Night Must Fall is a 1964 British film directed by Karel Reisz and starring Albert Finney, Mona Washbourne and Susan Hampshire. It was written by Clive Exton.

It was a remake of the 1937 film of the same name, which was in turn based on the 1935 play by Emlyn Williams.

==Plot==
In the woods of a Welsh suburb, a man commits an axe murder and disposes of his female victim's body and the axe in a lake. The man, later shown to be a hotel bellboy named Danny, is summoned to the home of Mrs. Bramson, a wealthy widow, whose maid, Dora, is pregnant by him.

Having charmed Mrs. Bramson, he is soon living in her house and pretends to be her son, while redecorating a room and assuming butler duties. He also woos Olivia, Mrs. Bramson's daughter. Alone in his room, he looks at a hatbox, which contains the heads of his victims.

Meanwhile, the police uncover the headless body and the axe in the lake, which is bordering the property. They question Danny about the victim, who he states frequented the hotel as a prostitute. Dora discovers Danny and Olivia's relationship and rejects both of them. He begins to play odd games with Mrs. Bramson, and Olivia flees the house out of fear.

Frustrated because Mrs. Bramson grows weary of a game of chase, Danny hacks her to death. Olivia returns, sees the carnage, and summons the police. She finds Danny bathing and informs him that the police are soon to arrive. He huddles in the bathroom, withdrawn in his madness.

==Production==
The film was made by MGM British.

The cinematographer, Freddie Francis, said "I think it was a good film, it wasn't a very good version of Night Must Fall but as a film, and I always told Karel if they'd called it anything other than Night Must Fall it would have been successful. But if you say this is Night Must Fall everybody remembers Night Must Fall, the head in the hat box and blah blah blah. and this had none of that element in it. It was too much a study of this Strange boy, which was fine but not when people are waiting for the hatbox bit."

==Release==
The film was entered into the 14th Berlin International Film Festival.

==Critical reception==
The Monthly Film Bulletin wrote: "The opening shots with the girl on the swing, the sunlit trees, the darker recesses of the forest, the crescendo of alarm signals on the soundtrack, and the psychopath, stripped to the waist, hacking away at his victim in the undergrowth, give a very fair indication of the sort of film that this is going to be: not so much a thriller as a typically humourless example of that overworked genre known as psychological drama. ... Perhaps the most depressing thing about the film, however, is that nowhere can one spot the director's reason for making it.

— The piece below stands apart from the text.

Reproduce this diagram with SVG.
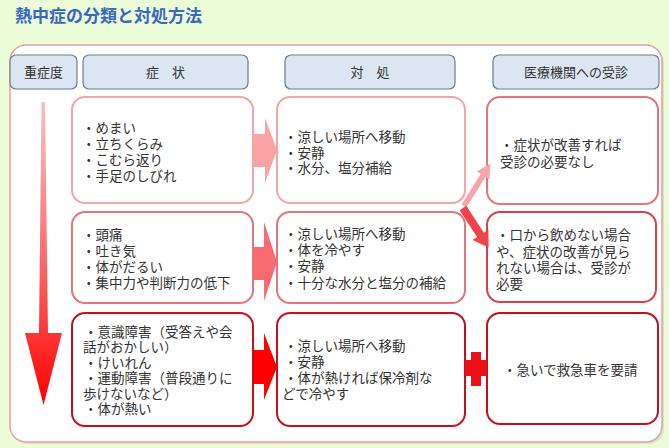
<svg xmlns="http://www.w3.org/2000/svg" width="669" height="448" viewBox="0 0 669 448">
<defs>
<linearGradient id="sev" x1="0" y1="0" x2="0" y2="1">
<stop offset="0" stop-color="#f9c0c0"/>
<stop offset="0.5" stop-color="#fb7070"/>
<stop offset="1" stop-color="#ff0000"/>
</linearGradient>
<style>
.t{font-family:"Liberation Sans","Noto Sans CJK JP",sans-serif;font-size:13.5px;fill:#333}
.h{font-family:"Liberation Sans","Noto Sans CJK JP",sans-serif;font-size:13px;fill:#333;text-anchor:middle}
.hb{fill:#dce6f2;stroke:#6d7c8e;stroke-width:1.2}
.b1{fill:#fff;stroke:#f4a5a8;stroke-width:2}
.b1m{fill:#fff;stroke:#e3747c;stroke-width:2}
.b2{fill:#fff;stroke:#e7737c;stroke-width:2}
.b2m{fill:#fff;stroke:#d8404a;stroke-width:2}
.b3{fill:#fff;stroke:#c4101c;stroke-width:2}
</style>
</defs>
<rect width="669" height="448" fill="#ebfcd9"/>
<text x="15" y="22" font-family="'Liberation Sans','Noto Sans CJK JP',sans-serif" font-size="17" font-weight="bold" fill="#3a68c0">熱中症の分類と対処方法</text>
<rect x="12" y="47" width="652" height="397" rx="16" fill="#c9d3c0" opacity="0.6"/>
<rect x="10" y="45" width="652" height="397" rx="16" fill="#fff" stroke="#eaa09c" stroke-width="1.5"/>

<g id="header-severity"><rect class="hb" x="10" y="55" width="67" height="34" rx="6"/><text class="h" x="43.5" y="77">重症度</text></g>
<g id="header-symptoms"><rect class="hb" x="83" y="55" width="165" height="34" rx="6"/><text class="h" x="165.5" y="77">症　状</text></g>
<g id="header-action"><rect class="hb" x="285" y="55" width="170" height="34" rx="6"/><text class="h" x="370" y="77">対　処</text></g>
<g id="header-medical"><rect class="hb" x="493" y="55" width="166" height="34" rx="6"/><text class="h" x="576" y="77">医療機関への受診</text></g>

<g id="severity-arrow"><polygon points="41.5,102 45,102 48,333 62,333 43.5,405 25,333 39,333" fill="url(#sev)"/></g>

<g id="row1-symptoms"><rect class="b1" x="72" y="97" width="181" height="106" rx="13"/>
<text class="t"><tspan x="82" y="133">・めまい</tspan><tspan x="82" y="149">・立ちくらみ</tspan><tspan x="82" y="165">・こむら返り</tspan><tspan x="82" y="181">・手足のしびれ</tspan></text></g>
<g id="row1-action"><rect class="b1" x="277" y="97" width="188" height="106" rx="13"/>
<text class="t"><tspan x="284" y="142">・涼しい場所へ移動</tspan><tspan x="284" y="157.5">・安静</tspan><tspan x="284" y="173">・水分、塩分補給</tspan></text></g>
<g id="row1-medical"><rect class="b1m" x="487" y="97" width="171" height="107" rx="13"/>
<text class="t"><tspan x="500" y="150">・症状が改善すれば</tspan><tspan x="500" y="167">受診の必要なし</tspan></text></g>

<g id="row2-symptoms"><rect class="b2" x="72" y="212" width="181" height="91" rx="13"/>
<text class="t"><tspan x="82" y="240">・頭痛</tspan><tspan x="82" y="256">・吐き気</tspan><tspan x="82" y="272">・体がだるい</tspan><tspan x="82" y="288">・集中力や判断力の低下</tspan></text></g>
<g id="row2-action"><rect class="b2" x="277" y="212" width="188" height="91" rx="13"/>
<text class="t"><tspan x="284" y="239">・涼しい場所へ移動</tspan><tspan x="284" y="255">・体を冷やす</tspan><tspan x="284" y="271">・安静</tspan><tspan x="284" y="288">・十分な水分と塩分の補給</tspan></text></g>
<g id="row2-medical"><rect class="b2m" x="487" y="212" width="169" height="90" rx="13"/>
<text class="t"><tspan x="496" y="240">・口から飲めない場合</tspan><tspan x="496" y="257">や、症状の改善が見ら</tspan><tspan x="496" y="273">れない場合は、受診が</tspan><tspan x="496" y="289">必要</tspan></text></g>

<g id="row3-symptoms"><rect class="b3" x="72" y="313" width="181" height="113" rx="13"/>
<text class="t"><tspan x="84" y="336.5">・意識障害（受答えや会</tspan><tspan x="83" y="352">話がおかしい）</tspan><tspan x="84" y="367.5">・けいれん</tspan><tspan x="84" y="383">・運動障害（普段通りに</tspan><tspan x="83" y="398.5">歩けないなど）</tspan><tspan x="84" y="414">・体が熱い</tspan></text></g>
<g id="row3-action"><rect class="b3" x="277" y="313" width="188" height="113" rx="13"/>
<text class="t"><tspan x="284" y="351">・涼しい場所へ移動</tspan><tspan x="284" y="367">・安静</tspan><tspan x="284" y="383">・体が熱ければ保冷剤な</tspan><tspan x="282" y="399">どで冷やす</tspan></text></g>
<g id="row3-medical"><rect class="b3" x="487" y="313" width="171" height="111" rx="13"/>
<text class="t"><tspan x="503" y="375">・急いで救急車を要請</tspan></text></g>

<g id="connectors">
<polygon points="254,134 265,134 265,118 277,150 265,183 265,167 254,167" fill="#f9a3a6"/>
<polygon points="254,247 264,247 264,222 277,262 264,301 264,280 254,280" fill="#f86b70"/>
<polygon points="254,350 264,350 264,333 277,367 264,400 264,384 254,384" fill="#ff0000"/>
<path d="M465,360 H487 V376 H465 Z M471,352 H481 V386 H471 Z" fill="#ee1018"/>
<polygon points="0,-2.8 36,-2.8 36,-7.5 50,0 36,7.5 36,2.8 0,2.8" fill="#f8a4ab" transform="translate(464,206) rotate(-58)"/>
<polygon points="0,-4 32,-4 32,-9.5 47,0 32,9.5 32,4 0,4" fill="#f0434b" transform="translate(463,208) rotate(57)"/>
</g>
</svg>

Sad to reflect that Karel Reisz has taken over three years to follow up the success of Saturday Night and Sunday Morning with something as flawed as this." However, Paul Mavis, reviewing the Warner Archive DVD release for Movies & Drinks, wrote, "Taking Emlyn Williams’s old chestnut and transforming it into a startlingly off-putting psychological shocker, director Karl Reisz’s and Albert Finney’s “Angry Young Psychopath” Night Must Fall has more on its mind than the non-existent gore that some critics insisted was there, making the charmingly jumped-up killer terrifyingly opaque…while dissecting the all-too-readable victims. It’s an intense, sustained vision of inexplicable, murderous frustration."